◆ **Written exercise**: With the pictures left out, copy the listing below exactly.

◆ **Data**:

[start]

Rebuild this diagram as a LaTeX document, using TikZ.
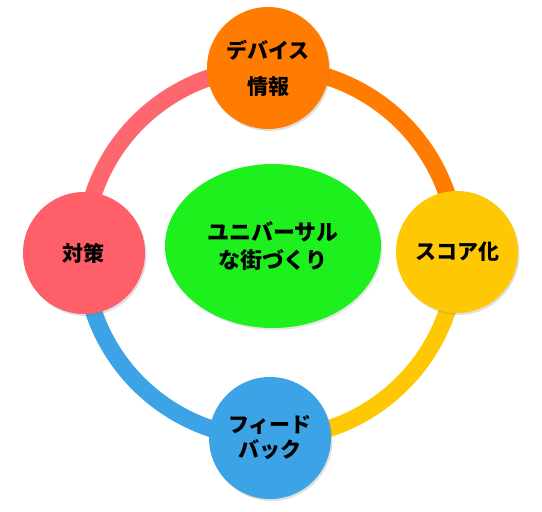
\documentclass[tikz,border=0pt]{standalone}
\usepackage{fontspec}
\newfontfamily\jp{Noto Sans CJK JP}
\usetikzlibrary{shadows,backgrounds,shapes.geometric}
\definecolor{cOrange}{HTML}{FF7C00}
\definecolor{cYellow}{HTML}{FFC805}
\definecolor{cBlue}{HTML}{3BA3E6}
\definecolor{cRed}{HTML}{FF5F68}
\definecolor{cGreen}{HTML}{1EF01E}
\tikzset{
  stage/.style={circle,minimum size=122pt,inner sep=0pt,align=center,
    font=\jp\bfseries\fontsize{21}{25}\selectfont,text=black,
    drop shadow={shadow xshift=1.5pt,shadow yshift=-2pt,opacity=0.25}},
  ring/.style={line width=17pt},
}
\begin{document}
\begin{tikzpicture}[x=1pt,y=1pt]
\useasboundingbox (0,0) rectangle (542,512);
\node[ellipse,minimum width=216pt,minimum height=164pt,inner sep=0pt,fill=cGreen,align=center,
  font=\jp\bfseries\fontsize{22}{28}\selectfont,
  drop shadow={shadow xshift=1.5pt,shadow yshift=-2pt,opacity=0.2}] (core) at (273,266) {ユニバーサル\\な街づくり};
\node[stage,fill=cOrange,font=\jp\bfseries\fontsize{21}{36}\selectfont] (dev) at (268,444) {デバイス\\情報};
\node[stage,fill=cYellow] (score) at (457,260) {スコア化};
\node[stage,fill=cBlue] (fb) at (270,74) {フィード\\バック};
\node[stage,fill=cRed] (act) at (84,259) {対策};
\begin{scope}[on background layer]
\draw[ring,cOrange] (dev.center) to[bend left=45] (score.center);
\draw[ring,cYellow] (score.center) to[bend left=45] (fb.center);
\draw[ring,cBlue] (fb.center) to[bend left=45] (act.center);
\draw[ring,cRed!95!white] (act.center) to[bend left=45] (dev.center);
\end{scope}
\end{tikzpicture}
\end{document}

[end]

◆ **Solution for this problem**:
Rebuild this diagram as a LaTeX document, using TikZ.
\documentclass[tikz,border=0pt]{standalone}
\usepackage{fontspec}
\newfontfamily\jp{Noto Sans CJK JP}
\usetikzlibrary{shadows,backgrounds,shapes.geometric}
\definecolor{cOrange}{HTML}{FF7C00}
\definecolor{cYellow}{HTML}{FFC805}
\definecolor{cBlue}{HTML}{3BA3E6}
\definecolor{cRed}{HTML}{FF5F68}
\definecolor{cGreen}{HTML}{1EF01E}
\tikzset{
  stage/.style={circle,minimum size=122pt,inner sep=0pt,align=center,
    font=\jp\bfseries\fontsize{21}{25}\selectfont,text=black,
    drop shadow={shadow xshift=1.5pt,shadow yshift=-2pt,opacity=0.25}},
  ring/.style={line width=17pt},
}
\begin{document}
\begin{tikzpicture}[x=1pt,y=1pt]
\useasboundingbox (0,0) rectangle (542,512);
\node[ellipse,minimum width=216pt,minimum height=164pt,inner sep=0pt,fill=cGreen,align=center,
  font=\jp\bfseries\fontsize{22}{28}\selectfont,
  drop shadow={shadow xshift=1.5pt,shadow yshift=-2pt,opacity=0.2}] (core) at (273,266) {ユニバーサル\\な街づくり};
\node[stage,fill=cOrange,font=\jp\bfseries\fontsize{21}{36}\selectfont] (dev) at (268,444) {デバイス\\情報};
\node[stage,fill=cYellow] (score) at (457,260) {スコア化};
\node[stage,fill=cBlue] (fb) at (270,74) {フィード\\バック};
\node[stage,fill=cRed] (act) at (84,259) {対策};
\begin{scope}[on background layer]
\draw[ring,cOrange] (dev.center) to[bend left=45] (score.center);
\draw[ring,cYellow] (score.center) to[bend left=45] (fb.center);
\draw[ring,cBlue] (fb.center) to[bend left=45] (act.center);
\draw[ring,cRed!95!white] (act.center) to[bend left=45] (dev.center);
\end{scope}
\end{tikzpicture}
\end{document}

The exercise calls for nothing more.